The main attraction of the DSM to the EU is its potential for economic growth and employment. The Commission projects that the DSM could contribute €415bn per year to the European economy and potentially create hundreds of thousands of new jobs.  The average consumer would be offered greater choice of goods and services and the DSM could positively impact price competitiveness. Business operators would have decreased compliance costs in operating across borders.

What is the strategy?

The DSM Strategy sets out three pillars and 16 key actions which the Commission is tasked with delivering by the end of next year.


  • Better access to digital goods and services across Europe.
  • Ensuring that the right conditions are created to enable digital networks to flourish.
  • Maximising the growth potential of the digital economy.


All 16 of the Commission’s key actions are available here and include:

  • Rules to make cross-border e-commerce easier aiming to provide consumers with a broader spectrum of rights while providing businesses with opportunities to sell across borders more easily.
  • A modern, more European copyright law aimed, in part, at ensuring that users who buy films, music or articles in their home country can also enjoy them while travelling across Europe.
  • Reinforcing security in digital services, especially with regard to the handling of personal data. The new data protection rules have been eagerly awaited for some time and the Agenda provides that the Regulation is to be adopted by the end of 2015. The Commission also intends to review the e-Privacy Directive, which regulates cookies and spam in Europe.

Where do we go from here and what can we expect?

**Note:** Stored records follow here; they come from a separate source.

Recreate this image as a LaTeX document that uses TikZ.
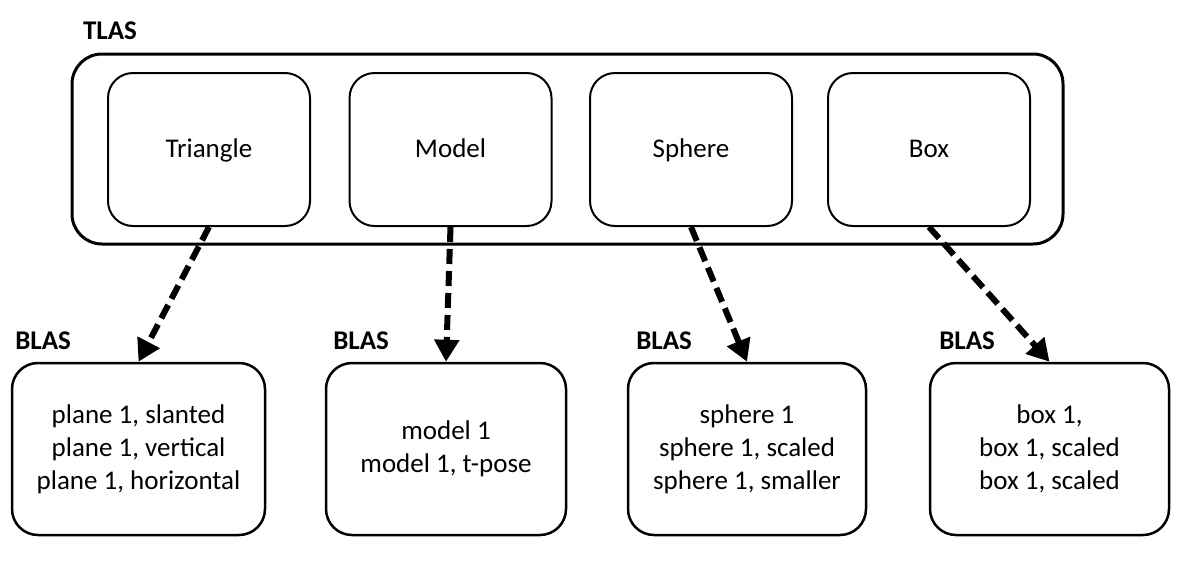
\documentclass[tikz,border=0pt]{standalone}
\usepackage{fontspec}
\setmainfont{Carlito}
\usetikzlibrary{arrows.meta, positioning}

\begin{document}
\begin{tikzpicture}[x=1pt, y=-1pt,
    every node/.style={font=\fontsize{27}{33}\selectfont},
    outer/.style={draw, line width=3pt, rounded corners=30pt, minimum width=991pt, minimum height=190pt},
    tlbox/.style={draw, line width=2pt, rounded corners=25pt, minimum width=202pt, minimum height=153pt, text height=18pt, text depth=2pt},
    blbox/.style={draw, line width=2.5pt, rounded corners=26pt, minimum height=172pt, align=center},
    tag/.style={font=\fontsize{27}{30}\selectfont\bfseries, anchor=base west},
    link/.style={line width=6pt, dash pattern=on 15pt off 7pt, -{Triangle[length=22pt, width=24pt]}}]
  \useasboundingbox (0,0) rectangle (1182,568);
  % top level
  \node[outer] (tlas) at (567.5,149) {};
  \node[tag] (tlas-tag) at ([shift={(9,-13)}]tlas.north west) {TLAS};
  \node[tlbox] (tri) at (209,149.5) {Triangle};
  \node[tlbox] (model) at (450.5,149.5) {Model};
  \node[tlbox] (sphere) at (691,149.5) {Sphere};
  \node[tlbox] (box) at (929,149.5) {Box};
  % bottom level
  \node[blbox, minimum width=253pt] (b1) at (138.5,449) {plane 1, slanted\\plane 1, vertical\\plane 1, horizontal};
  \node[blbox, minimum width=240pt] (b2) at (446,449) {model 1\\model 1, t-pose};
  \node[blbox, minimum width=238pt] (b3) at (747,449) {sphere 1\\sphere 1, scaled\\sphere 1, smaller};
  \node[blbox, minimum width=239pt] (b4) at (1049.5,449) {box 1,\\box 1, scaled\\box 1, scaled};
  \node[tag] (b1-tag) at ([shift={(1,-12)}]b1.north west) {BLAS};
  \node[tag] (b2-tag) at ([shift={(5,-12)}]b2.north west) {BLAS};
  \node[tag] (b3-tag) at ([shift={(6,-12)}]b3.north west) {BLAS};
  \node[tag] (b4-tag) at ([shift={(7,-12)}]b4.north west) {BLAS};
  % links
  \draw[link] (tri.south) -- (b1.north);
  \draw[link] (model.south) -- (b2.north);
  \draw[link] (sphere.south) -- (b3.north);
  \draw[link] (box.south) -- (b4.north);
\end{tikzpicture}
\end{document}
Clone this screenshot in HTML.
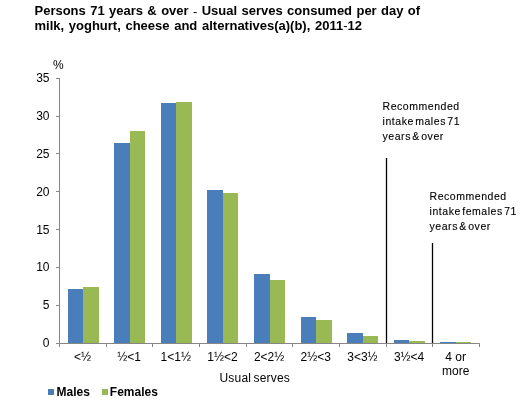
<!DOCTYPE html>
<html><head><meta charset="utf-8"><style>
html,body{margin:0;padding:0;background:#fff;width:521px;height:415px;overflow:hidden}
svg{display:block;will-change:transform;font-family:"Liberation Sans",sans-serif}
</style></head><body>
<svg width="521" height="415" viewBox="0 0 521 415">
<g font-weight="bold" font-size="13" word-spacing="0.8" fill="#000">
<text transform="translate(34.5,14.8) scale(1,1.04)" x="0" y="0">Persons 71 years &amp; over <tspan font-weight="normal" dy="1.2">-</tspan><tspan dy="-1.2"> Usual serves consumed per day of</tspan></text>
<text transform="translate(34.5,29.8) scale(1,1.04)" x="0" y="0" word-spacing="1.1">milk, yoghurt, cheese and alternatives(a)(b), 2011<tspan font-weight="normal" dy="0.6">-</tspan><tspan dy="-0.6">12</tspan></text>
</g>
<rect x="68" y="289" width="15" height="54" fill="#4A7EBB"/><rect x="83" y="287" width="16" height="56" fill="#98B954"/><rect x="114" y="143" width="16" height="200" fill="#4A7EBB"/><rect x="130" y="131" width="15" height="212" fill="#98B954"/><rect x="161" y="103" width="15" height="240" fill="#4A7EBB"/><rect x="176" y="102" width="16" height="241" fill="#98B954"/><rect x="207" y="190" width="16" height="153" fill="#4A7EBB"/><rect x="223" y="193" width="15" height="150" fill="#98B954"/><rect x="254" y="274" width="16" height="69" fill="#4A7EBB"/><rect x="270" y="280" width="15" height="63" fill="#98B954"/><rect x="301" y="317" width="15" height="26" fill="#4A7EBB"/><rect x="316" y="320" width="16" height="23" fill="#98B954"/><rect x="347" y="333" width="16" height="10" fill="#4A7EBB"/><rect x="363" y="336" width="15" height="7" fill="#98B954"/><rect x="394" y="340" width="15" height="3" fill="#4A7EBB"/><rect x="409" y="341" width="16" height="2" fill="#98B954"/><rect x="440" y="342" width="16" height="1" fill="#4A7EBB"/><rect x="456" y="342" width="15" height="1" fill="#98B954"/>
<path d="M59.5 78 V343.5 H479.5 V347" fill="none" stroke="#868686" stroke-width="1"/><path d="M56 343.5 H59.5 M56 305.5 H59.5 M56 267.5 H59.5 M56 229.5 H59.5 M56 191.5 H59.5 M56 153.5 H59.5 M56 116.5 H59.5 M56 78.5 H59.5 M59.5 343.5 V347 M106.5 343.5 V347 M152.5 343.5 V347 M199.5 343.5 V347 M246.5 343.5 V347 M292.5 343.5 V347 M339.5 343.5 V347 M386.5 343.5 V347 M432.5 343.5 V347 M479.5 343.5 V347" fill="none" stroke="#868686" stroke-width="1"/>
<path d="M386.5 158 V343" stroke="#000" stroke-width="1.3"/>
<path d="M432.5 243 V343" stroke="#000" stroke-width="1.3"/>
<g font-size="12" fill="#000">
<text x="53" y="69">%</text>
<text x="49.5" y="346.8" text-anchor="end">0</text><text x="49.5" y="308.8" text-anchor="end">5</text><text x="49.5" y="270.8" text-anchor="end">10</text><text x="49.5" y="233.8" text-anchor="end">15</text><text x="49.5" y="195.8" text-anchor="end">20</text><text x="49.5" y="157.8" text-anchor="end">25</text><text x="49.5" y="119.8" text-anchor="end">30</text><text x="49.5" y="81.8" text-anchor="end">35</text>
<text x="82.4" y="361" text-anchor="middle">&lt;½</text><text x="129.1" y="361" text-anchor="middle">½&lt;1</text><text x="175.8" y="361" text-anchor="middle">1&lt;1½</text><text x="222.4" y="361" text-anchor="middle">1½&lt;2</text><text x="269.1" y="361" text-anchor="middle">2&lt;2½</text><text x="315.8" y="361" text-anchor="middle">2½&lt;3</text><text x="362.4" y="361" text-anchor="middle">3&lt;3½</text><text x="409.1" y="361" text-anchor="middle">3½&lt;4</text><text x="455.7" y="361" text-anchor="middle">4 or</text><text x="455.7" y="375" text-anchor="middle">more</text>
<text x="219.5" y="382" letter-spacing="0.2" word-spacing="-1.2">Usual serves</text>
</g>
<g font-size="10.5" letter-spacing="0.55" word-spacing="-2.1" fill="#000" stroke="#000" stroke-width="0.12">
<text x="382.5" y="110">Recommended</text>
<text x="382.5" y="125">intake males 71</text>
<text x="382.5" y="140">years &amp; over</text>
<text x="429.5" y="200">Recommended</text>
<text x="429.5" y="215">intake females 71</text>
<text x="429.5" y="229.5">years &amp; over</text>
</g>
<rect x="48" y="389" width="6" height="6" fill="#4A7EBB"/>
<rect x="102" y="389" width="6" height="6" fill="#98B954"/>
<g font-size="12" font-weight="bold" fill="#000">
<text x="56.5" y="396">Males</text>
<text x="109.8" y="396">Females</text>
</g>
</svg>
</body></html>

Although the announcement has been recent, many of the legislative initiatives have already been in development in some time. Some may face uphill political battles. Significant legislative plans on this year’s agenda include increased harmonisation of copyright law, a modified proposal for a Common European Sales Law, and a new Directive on Comparative and Misleading Advertising. The Council of the European Union has recently approved a version of the General Data Protection Regulation, although it may be a year or more before a final version is agreed.